Software engineering job openings surged in early 2026, according to data from TrueUp, a tech labor market tracker that monitors hiring across the industry. The finding directly contradicts two years of forecasts - from economists, investors, and technologists - that AI coding tools would reduce demand for developers by making individual contributors more productive.
Two Explanations, Neither Simple
The intuitive read is that productivity gains don't necessarily reduce headcount when the underlying demand keeps growing. Companies that previously couldn't justify building certain internal tools are now building them, because AI-assisted development has cut the time and cost substantially. Product teams that would have queued features for months are shipping them faster. The total market for software grows with developer capability, and more capability can mean more developers hired, not fewer.
A second, less reassuring explanation: AI coding tools haven't yet replaced the human judgment required to ship reliable software. Developers are spending real time reviewing AI-generated code, catching errors, and managing ambiguity - particularly in systems with complex business logic or security requirements. The efficiency gains are real, but they haven't created a surplus of developer capacity that leads to smaller teams.
Both explanations probably contain truth. What neither tells you is where the disruption will eventually land.

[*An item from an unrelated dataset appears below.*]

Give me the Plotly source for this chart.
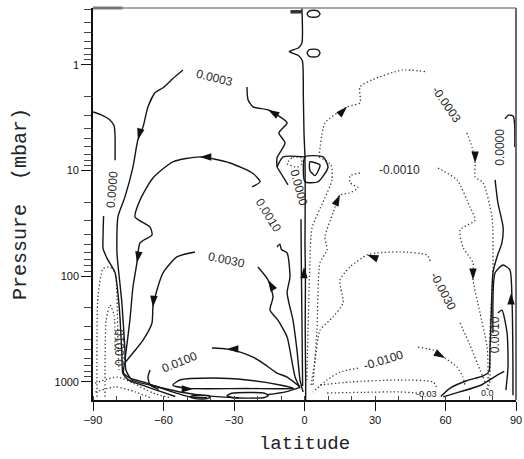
import math
import plotly.graph_objects as go

# ---------------- data (latitude in degrees, pressure in mbar) ----------------
# solid (positive / zero) streamfunction contours
sol_eq_lat = [-1.1, -1.1, -2.5, -6.5, -2.5, -0.9, -0.5, -0.2, 0.2, 0.3, 0.2, 0.4, 0.3, 0.5, 0.5]
sol_eq_p = [0.29, 0.62, 0.69, 0.75, 0.82, 0.92, 2.0, 4.5, 7.45, 20, 50, 100, 300, 1000, 1490]
sol_top_lat = [-6.0, -1.1]
sol_top_p = [0.315, 0.315]
oval1_lat = [1.1, 2.0, 3.9, 5.7, 6.6, 5.7, 3.9, 2.0, 1.1]
oval1_p = [0.33, 0.31, 0.305, 0.31, 0.33, 0.35, 0.355, 0.35, 0.33]
oval2_lat = [1.1, 2.0, 3.9, 5.7, 6.6, 5.7, 3.9, 2.0, 1.1]
oval2_p = [0.77, 0.72, 0.71, 0.72, 0.77, 0.83, 0.845, 0.83, 0.77]
tri_out_lat = [0.2, 7.9, 10.0, 5.8, 0.2, 0.2]
tri_out_p = [7.45, 7.45, 9.3, 12.8, 12.8, 7.45]
tri_in_lat = [2.3, 6.6, 4.5, 2.3, 2.3]
tri_in_p = [8.3, 8.9, 11.2, 10.0, 8.3]

s0000_sh_a_lat = [-90, -87, -83, -81, -80.6, -80.6, -80.6]
s0000_sh_a_p = [2.8, 2.95, 3.3, 3.8, 5.0, 6.4, 8.0]
s0000_sh_b_lat = [-85.5, -85.7, -85.7, -84, -80.6, -79.4, -78.5, -77.7, -77.3, -75, -70, -62, -55]
s0000_sh_b_p = [27, 40, 55, 68, 93, 145, 250, 560, 830, 960, 1060, 1220, 1380]

s0003_sh_a_lat = [-51.7, -56, -60.2, -63.6, -66.6, -68.7, -70.9, -73, -76.4, -79.4, -79.8,
                  -78.5, -77.7, -76.4, -76.0, -73.4, -65.7, -53, -40, -28]
s0003_sh_a_p = [1.12, 1.35, 1.65, 1.84, 2.5, 3.87, 5.13, 9.3, 17.8, 27.6, 60.4,
                120, 180, 502, 776, 964, 1075, 1250, 1370, 1420]
s0003_sh_b_lat = [-24.5, -24, -21.9, -15.5, -10.4, -7.4, -10.9, -8.3, -11.7, -11.7]
s0003_sh_b_p = [1.62, 2.15, 2.5, 2.67, 3.11, 3.55, 4.41, 5.49, 7.6, 9.28]
hex_top_lat = [-11.7, -9.1, 0.2]
hex_top_p = [9.28, 7.45, 7.45]
hex_low_lat = [-11.7, -7.0]
hex_low_p = [9.28, 13.7]
eqw_lat = [-1.5, -1.3, -1.0, -0.8]
eqw_p = [29, 100, 400, 1100]

s0010_sh_a_lat = [-76.4, -74.3, -73, -71.3, -70, -64.9, -65.7, -72.1, -70, -64.5, -56,
                  -44.5, -31.7, -21.9, -18.9, -22.3]
s0010_sh_a_p = [624, 261, 127, 75, 48.6, 40.8, 34.4, 27.6, 19.1, 11.8, 8.3,
                7.45, 8.5, 10.7, 12.8, 14.3]
s0010_sh_b_lat = [-11.7, -10.5, -9.8, -7.4, -6.2, -7.4, -4.9, -3.2, -1.9, -0.6]
s0010_sh_b_p = [53, 50, 56, 60.4, 102, 145, 261, 502, 964, 1250]

s0030_sh_a_lat = [-46.6, -54.3, -60.2, -63.6, -64.5, -64.9, -68.7, -73, -76.4, -77, -77]
s0030_sh_a_p = [59.1, 65.9, 93.4, 158, 197, 278, 404, 535, 666, 760, 850]
s0030_sh_b_lat = [-19.8, -15.5, -13.4, -14.7, -11.3, -7.4, -6.2, -4.0, -1.9]
s0030_sh_b_p = [82, 109, 158, 210, 261, 378, 502, 903, 1150]

s0100_a_lat = [-65.7, -66.6, -65.7, -62]
s0100_a_p = [776, 903, 1075, 1180]
s0100_b_lat = [-39.4, -33, -28.7, -21.9, -17.7, -11.7, -7.4, -1.9]
s0100_b_p = [480, 491, 513, 585, 666, 829, 903, 1120]

s0300_loop_lat = [-56, -53, -39, -24.5, -10.4, -4.5, -12, -25, -40, -51, -56]
s0300_loop_p = [1075, 964, 923, 964, 1075, 1160, 1165, 1160, 1165, 1150, 1075]
oval_a_lat = [-33, -31, -24, -17, -15.5, -17, -24, -31, -33]
oval_a_p = [1350, 1285, 1265, 1285, 1350, 1410, 1430, 1410, 1350]
oval_b_lat = [-48.7, -47, -44, -41, -40.2, -41, -44, -47, -48.7]
oval_b_p = [1390, 1350, 1340, 1350, 1390, 1440, 1460, 1440, 1390]
bot_sh_lat = [-77.3, -74.3, -67, -58.5, -48.7, -41.5]
bot_sh_p = [829, 923, 1030, 1200, 1390, 1420]
bot_eq_lat = [-16, -8, -2]
bot_eq_p = [1330, 1250, 1130]

nh_hook_lat = [85.3, 86.8, 88.8, 89.4, 89.5]
nh_hook_p = [3.25, 3.0, 3.05, 3.6, 6.0]
s0000_nh_lat = [81.1, 82.3, 84.5, 84.0, 81.9, 80.2, 79.4, 78.9, 78.5, 76, 69, 62, 58]
s0000_nh_p = [12.3, 20.3, 34.4, 48.6, 65.9, 93, 261, 502, 800, 880, 980, 1150, 1380]
nh_loop1_lat = [80.2, 81.1, 84.5, 87.4, 88.3, 88.7, 88.7]
nh_loop1_p = [346, 93, 78.5, 87.5, 169, 727, 1340]
nh_loop2_lat = [82.3, 84.0, 86.2, 86.6, 85.7]
nh_loop2_p = [224, 210, 346, 727, 1200]
nh_bot_lat = [59, 66, 75, 81.5, 85]
nh_bot_p = [1390, 1250, 1080, 880, 800]

# dotted (negative) contours
d0003_a_lat = [6.2, 8.7, 16.0, 18.1, 23.6, 23.6, 28.7, 41.5, 51.3]
d0003_a_p = [7.45, 3.55, 2.67, 2.5, 2.29, 1.62, 1.39, 1.12, 1.16]
d0003_b_lat = [69.1, 71.3, 72.6, 72.6, 76, 79.8, 80.2, 78.9, 78.9, 78.0]
d0003_b_p = [4.41, 6.0, 8.5, 11.5, 13.1, 27.6, 82, 346, 964, 1200]
d0003_c_lat = [6.2, 11.3, 11.7, 8.3, 3.2, 2.3, 1.5, 1.0]
d0003_c_p = [7.45, 8.9, 12.3, 19, 35, 75, 325, 964]
d0010_a_lat = [23.6, 19.4, 19.4, 22.8, 19.0, 15.1, 12.1, 8.7, 9.6, 6.6, 5.3, 3.6]
d0010_a_p = [10.6, 11.2, 13.1, 14.6, 16.4, 17.1, 25.3, 42.6, 56.6, 75, 325, 1075]
d0010_b_lat = [56.8, 64.9, 70.4, 72.6, 66.2, 67.4, 71.7, 71.7, 74.7, 77.7, 78.1, 77.5]
d0010_b_p = [9.5, 12.3, 22.2, 29.5, 36.6, 53, 75, 109, 224, 470, 964, 1200]
d0030_a_lat = [53.5, 52.1, 40.6, 30.9, 26.6, 19.4, 15.1, 16.4, 12.1, 6.6, 4.5, 2.8]
d0030_a_p = [72, 63.1, 59, 60.4, 63, 82, 109, 180, 244, 325, 624, 1075]
d0030_b_lat = [66.2, 70.4, 74.7, 76.8]
d0030_b_p = [278, 450, 776, 1006]
d0100_a_lat = [22.8, 15.1, 9.6, 3.6]
d0100_a_p = [743, 810, 964, 1250]
d0100_b_lat = [48.3, 54.7, 59.8, 64.9, 67.4, 68.3]
d0100_b_p = [470, 502, 598, 727, 903, 1075]
d0300_a_lat = [6.6, 19.4, 40.6, 54.7, 56.4]
d0300_a_p = [1075, 1006, 964, 1006, 1150]
d0300_b_lat = [9.6, 25, 40.6, 53.4]
d0300_b_p = [1280, 1260, 1250, 1310]
dsp1_lat = [-88.3, -87.9, -85.7, -82.8, -80.6, -79.8, -79.4, -79.0]
dsp1_p = [1390, 158, 85, 82, 93, 158, 404, 776]
dsp2_lat = [-84.9, -84.4, -82.8, -81.0, -80.6]
dsp2_p = [1390, 261, 188, 234, 502]
dsp3_lat = [-89.1, -79.8, -73, -64.5, -57]
dsp3_p = [1030, 903, 1030, 1280, 1420]
dsp4_lat = [-89, -80.6, -72, -65.7]
dsp4_p = [1250, 1120, 1250, 1420]
deq_lat = [-7.4, -5, -1.5, -1.1, -3, -7.4]
deq_p = [8.6, 7.5, 7.6, 8.6, 9.3, 8.6]

# flow-direction arrowheads
arr_lat = [-70.9, -44.5, -71.3, -64.5, -15.5, -15.5, -33, -47.4, -0.2, 18.1, 72.6, 15.1, 71.7, 26.6, 59.8, 87.9]
arr_p = [5.13, 7.45, 75, 197, 2.67, 109, 491, 1170, 82, 2.5, 8.5, 17, 109, 63, 598, 145]
arr_dir = [195, 270, 190, 185, 300, 330, 270, 90, 0, 45, 180, 25, 180, 290, 120, 0]

# contour labels
lab_text = ["0.0003", "0.0000", "0.0010", "0.0030", "0.0100", "0.0010", "0.0000",
            "-0.0003", "-0.0010", "-0.0030", "-0.0100", "0.0000", "0.0010", "0.0", "-0.03"]
lab_lat = [-38.1, -81.9, -15.5, -33, -53, -78.5, -2.6, 60.6, 40.6, 59, 33.8, 83.2, 81.1, 77.7, 52]
lab_p = [1.33, 15.3, 26.5, 70, 650, 480, 14.5, 2.39, 10, 138, 624, 6.1, 362, 1290, 1300]
lab_angle = [14, -85, 58, 12, -22, -90, 75, 55, 0, 62, -17, -90, -90, 0, 0]

x_ticks = [-90, -60, -30, 0, 30, 60, 90]
y_ticks = [1, 10, 100, 1000]
y_ticktext = ["1", "10", "100", "1000"]

# ---------------- figure ----------------
solid = [
    (sol_eq_lat, sol_eq_p), (oval1_lat, oval1_p), (oval2_lat, oval2_p),
    (tri_out_lat, tri_out_p), (tri_in_lat, tri_in_p),
    (s0000_sh_a_lat, s0000_sh_a_p), (s0000_sh_b_lat, s0000_sh_b_p),
    (s0003_sh_a_lat, s0003_sh_a_p), (s0003_sh_b_lat, s0003_sh_b_p),
    (hex_top_lat, hex_top_p), (hex_low_lat, hex_low_p), (eqw_lat, eqw_p),
    (s0010_sh_a_lat, s0010_sh_a_p), (s0010_sh_b_lat, s0010_sh_b_p),
    (s0030_sh_a_lat, s0030_sh_a_p), (s0030_sh_b_lat, s0030_sh_b_p),
    (s0100_a_lat, s0100_a_p), (s0100_b_lat, s0100_b_p),
    (s0300_loop_lat, s0300_loop_p), (oval_a_lat, oval_a_p), (oval_b_lat, oval_b_p),
    (bot_sh_lat, bot_sh_p), (bot_eq_lat, bot_eq_p),
    (nh_hook_lat, nh_hook_p), (s0000_nh_lat, s0000_nh_p),
    (nh_loop1_lat, nh_loop1_p), (nh_loop2_lat, nh_loop2_p), (nh_bot_lat, nh_bot_p),
]
dotted = [
    (d0003_a_lat, d0003_a_p), (d0003_b_lat, d0003_b_p), (d0003_c_lat, d0003_c_p),
    (d0010_a_lat, d0010_a_p), (d0010_b_lat, d0010_b_p),
    (d0030_a_lat, d0030_a_p), (d0030_b_lat, d0030_b_p),
    (d0100_a_lat, d0100_a_p), (d0100_b_lat, d0100_b_p),
    (d0300_a_lat, d0300_a_p), (d0300_b_lat, d0300_b_p),
    (dsp1_lat, dsp1_p), (dsp2_lat, dsp2_p), (dsp3_lat, dsp3_p), (dsp4_lat, dsp4_p),
    (deq_lat, deq_p),
]

fig = go.Figure()
for la, pr in dotted:
    fig.add_trace(go.Scatter(x=la, y=pr, mode="lines", hoverinfo="skip",
                             line=dict(color="#3a3a3a", width=1.3, dash="1.3px,2.4px",
                                       shape="spline", smoothing=0.6)))
for la, pr in solid:
    fig.add_trace(go.Scatter(x=la, y=pr, mode="lines", hoverinfo="skip",
                             line=dict(color="#151515", width=1.4, shape="spline", smoothing=0.6)))
fig.add_trace(go.Scatter(x=sol_top_lat, y=sol_top_p, mode="lines", hoverinfo="skip",
                         line=dict(color="#333333", width=3.5)))
fig.add_trace(go.Scatter(x=arr_lat, y=arr_p, mode="markers", hoverinfo="skip",
                         marker=dict(symbol="arrow", size=12, angle=arr_dir, color="#111111",
                                     line=dict(width=0))))

for t, la, pr, ang in zip(lab_text, lab_lat, lab_p, lab_angle):
    small = t in ("0.0", "-0.03")
    fig.add_annotation(x=la, y=math.log10(pr), xref="x", yref="y", text=t, showarrow=False,
                       textangle=ang,
                       font=dict(family="Liberation Sans, Arial, sans-serif",
                                 size=9 if small else 12, color="#2a2a2a"))

minor_y = [m * 10 ** e for e in range(-1, 4) for m in range(2, 10)]

fig.update_layout(
    width=524, height=459,
    margin=dict(l=93, r=8, t=8, b=59, autoexpand=False),
    paper_bgcolor="white", plot_bgcolor="white",
    showlegend=False,
    font=dict(family="Liberation Sans, Arial, sans-serif", size=11, color="#111111"),
    xaxis=dict(range=[-90, 90], tickvals=x_ticks, ticks="outside", ticklen=9, tickwidth=1.2,
               tickcolor="#111111", showline=True, linecolor="#111111", linewidth=1.6,
               showgrid=False, zeroline=False, automargin=False, ticklabeloverflow="allow",
               minor=dict(dtick=10, ticks="inside", ticklen=4, tickcolor="#444444", tickwidth=1),
               tickfont=dict(size=11),
               title=dict(text="latitude", standoff=11,
                          font=dict(family="Liberation Mono, Courier New, monospace", size=19, color="#222222"))),
    yaxis=dict(type="log", range=[math.log10(1490), math.log10(0.29)],
               tickvals=y_ticks, ticktext=y_ticktext, ticks="outside", ticklen=10, tickwidth=1.2,
               tickcolor="#111111", showline=True, linecolor="#111111", linewidth=1.6,
               showgrid=False, zeroline=False, automargin=False, ticklabeloverflow="allow",
               minor=dict(tickvals=minor_y, ticks="outside", ticklen=7, tickcolor="#444444", tickwidth=1),
               tickfont=dict(size=11),
               title=dict(text="Pressure  (mbar)", standoff=23,
                          font=dict(family="Liberation Mono, Courier New, monospace", size=20, color="#222222"))),
    shapes=[
        dict(type="line", xref="paper", yref="paper", x0=0, x1=1, y0=1, y1=1,
             line=dict(color="#8a8a8a", width=1.5)),
        dict(type="line", xref="paper", yref="paper", x0=1, x1=1, y0=0, y1=1,
             line=dict(color="#6a6a6a", width=2)),
        dict(type="line", xref="paper", yref="paper", x0=0, x1=0.07, y0=1, y1=1,
             line=dict(color="#777777", width=3)),
    ],
)

# remove the browser's default page margin so the 524x459 figure fills the window exactly
fig.write_html("out.html", config={"displayModeBar": False},
               post_script="document.body.style.margin='0';document.body.style.overflow='hidden';")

The software job market has faced automation predictions before - first from offshore outsourcing in the 2000s, then from low-code/no-code tools in the 2010s. In both cases, total developer demand continued to grow even as specific niches shifted. AI coding tools represent a more significant capability shift than either of those prior waves, which is why the stakes of this question are higher. But the TrueUp data, at least in early 2026, suggests the pattern is holding.
What the Numbers Don't Show
Rising job openings in aggregate don't break down by role or seniority. Junior developer positions - historically the entry point most exposed to automation pressure - might be declining even as senior and specialized roles grow. Demand for developers who build and integrate AI-powered systems has clearly increased, while demand for some traditional development work may be flat or falling.
The TrueUp data also doesn't capture how fast the definition of a "software developer" is changing. Two years ago, familiarity with AI coding tools was a differentiator on a resume. Today it's increasingly a baseline expectation. That shift matters even when total headcount is growing - it means the profession is changing faster than the aggregate numbers reflect.
For anyone currently in software development, the aggregate hiring numbers are probably the least important signal to track. More relevant: which specific skills and domains are gaining demand, and which are staying flat while the tools continue to improve.